Another course being taught by Dr. Dominiak for the first time this semester is a one-credit-hour weekend workshop entitled “Starting and Managing a Software Company.” As Founder and President of two successful computer companies, Webfoot Technologies and Automate the World, Dr. Dominiak has a wealth of experience to share with students about the challenges, pitfalls, and glories of taking the risk to launch a hi-tech startup. The workshop, which will be offered on April 4 and 5, will give students a glimpse into what will likely be the future for many of them. Computer Scientists are at the forefront of the new digital manufacturing effort, which is emerging as you read this thanks to initiatives such as the new Digital Manufacturing and Design Innovation Institute funded by the Obama Administration last week. I have no doubt that several of our students will launch startups in the coming years, and having access to innovators like Dr. Dominiak will position them well.
Thomas Fisher, an adjunct instructor with fifteen years of experience as a system administrator, will offer a weekend seminar entitled “Building a Data Center” on April 11 and 12. The seminar, which Tom also taught last Spring, teaches students how to design a data center from original specifications. It also gives them a chance to wire up a model of their design using components from our Cisco lab. Our Computer Science curriculum places a heavy emphasis on networking and communications, and this hands-on experience in applied networking design will provide an excellent opportunity for the students to enhance their mastery of computer networking concepts.
Thanks to a partnership with Illinois State University, Dr. Cindy Howard is offering a section of our Introduction to Computer Science course this semester that teaches the students how to write software using web services instead of the more traditional desktop applications we’ve had them write in the past. Web 2.0 technologies operate using a variety of tools called web services. Web services enable other programmers to develop apps that integrate with Facebook, Google Maps, various weather and traffic sites, calendar applications, sports and stock tickers, and a wealth of other online services. Students enrolled in Dr. Howard’s special section of CS 200 are cutting their programming teeth by writing applications that interface with these popular online services. As a result, their first forays into programming are yielding some truly impressive results that hopefully convince them just how awesome and rewarding programming can be.
Last but certainly not least is the new CS 423: Cyber Security and Forensics Tools course Jayme Speva has been teaching. Jayme, a cyber security enthusiast and passionate educator, created this course from scratch to teach students how to use a variety of popular tools for identifying vulnerabilities in computer systems. There is a field of study called “ethical hacking” that engages Computer Scientists in the science and art of exposing vulnerabilities in an IT infrastructure.

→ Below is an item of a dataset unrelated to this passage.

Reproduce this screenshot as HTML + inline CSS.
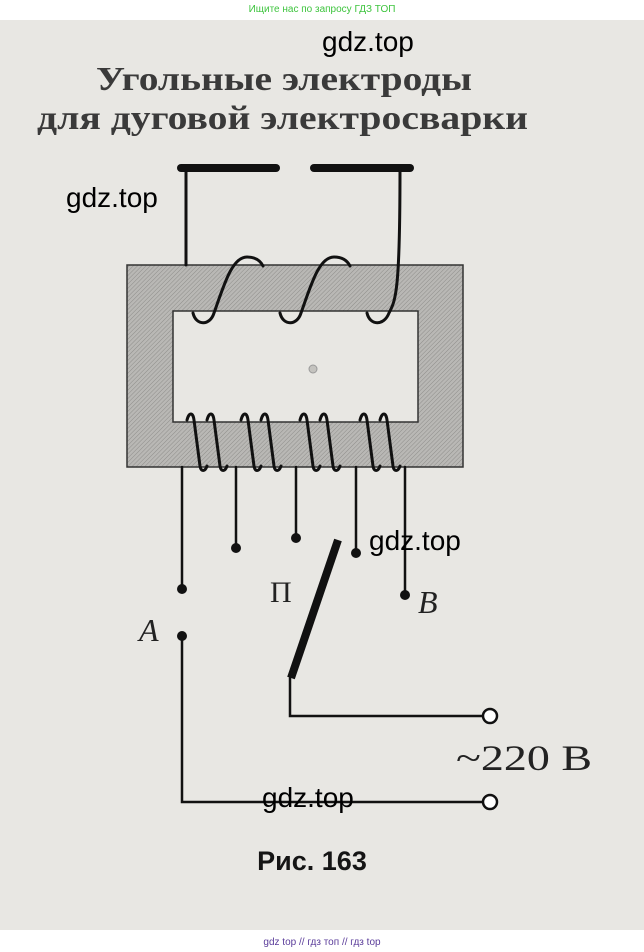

The goal is to find those holes so that they can be patched before hackers with malicious intent take advantage of them. Each week, Jayme has the students explore a particular kind of hacking, showing them how to use various tools and, just as importantly from a Computer Scientist’s perspective, how and why those tools work. This is an accelerated course, offered over the first eight weeks of the term, and students are loving it. In fact, I’ve heard several students say they wish they could take eight more weeks of it.
Computer Science at Lewis is an innovative, envelope-pushing program that positions students to work at the forefront of computer technology. Our mission is to prepare innovators who work with integrity to serve others. We strive tirelessly to keep our curriculum as fresh as the field. Novel courses like this semester’s bunch prove those efforts are paying off for our students.